For Immediate Release—May 17, 2013
Press Contact: Isaac Ontiveros, 510.5177.6612
Who: Los Angeles No More Jails Coalition
What: Protest
When: Saturday May 18. 12:00–1:00pm
Where: Pitchess Detention Center—North Facility, intersection of The Old Road and Biscailuz Drive, Castaic, CA
Los Angeles—Members of the Los Angeles No More Jails Coalition are taking their fight against the expansion of LA County’s notorious jail system to a proposed construction site in the city of Castaic. Last year, LA County Sheriff Lee Baca applied for $100 million from the state to expand Pitchess Detention Center in Castaic. The proposed expansion would be used to lock up over 1,000 women. In March, the Sheriff was scheduled to submit his expansion plan to the LA County Board of Supervisors but instead called for a nine-month extension to explore other options. County residents will gather at the current facility in Castaic on Saturday afternoon to demand that the expansion project be abandoned and that county resources be used instead for alternatives to imprisonment, increased education and job opportunities, and reentry support for people returning home from prisons and jails.
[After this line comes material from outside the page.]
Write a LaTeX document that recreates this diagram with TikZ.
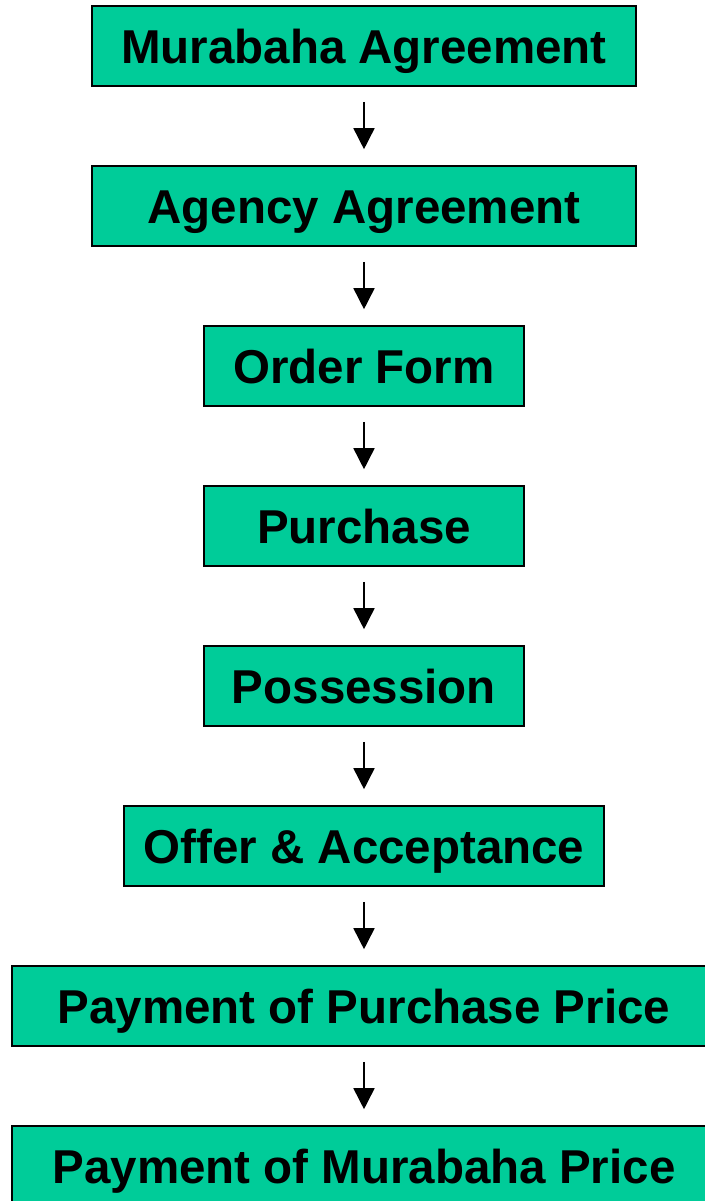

“Poor women of color are already facing huge obstacles to accessing healthcare, education, housing and jobs. Sheriff Baca’s scandalous and harmful jail expansion plan targets these same women, destroys their families, and steals precious resources that should be put into programs and services they and their children need the most,” says Theresa Martinez, a former prisoner and current board member of the prisoner advocacy organization Justice Now. “As always, the community is determined to stop this jail and to fight for what it needs to stay healthy and strong.”
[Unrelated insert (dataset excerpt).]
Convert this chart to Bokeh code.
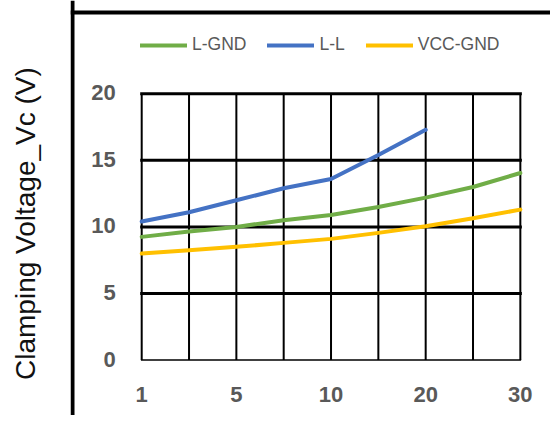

Controversially dubbed a “women’s village” by the Sheriff, the Castaic project is part of a wider jail expansion scheme that would cost the county over $1.5 billion and would increase the jail population by over seven thousand people. “There are clear alternatives that we could implement right now to avoid locking up more LA County residents and reduce the jail population. These alternatives would strengthen our communities and could save the county over a billion dollars,” says Mary Sutton of Critical Resistance, one of the organizers of Saturday’s protest. “The Board of Supervisors should expand community-based treatment options for individuals with mental health issues, reduce the number of people who are thrown in jail because of parole and probation violations, prioritize funding for quality drug treatment programs, and stop locking up people who simply can’t afford bail. All of these steps are proven to keep people out of jail and could lead Los Angeles on a path toward ending the cycles of imprisonment that have caused so much harm for so many of its communities.”
Saturday’s protest will feature a lively demonstration, colorful signs and banners, and testimony from many community-based organizations fighting the jail expansion. Spokespeople will be available for interviews throughout the day.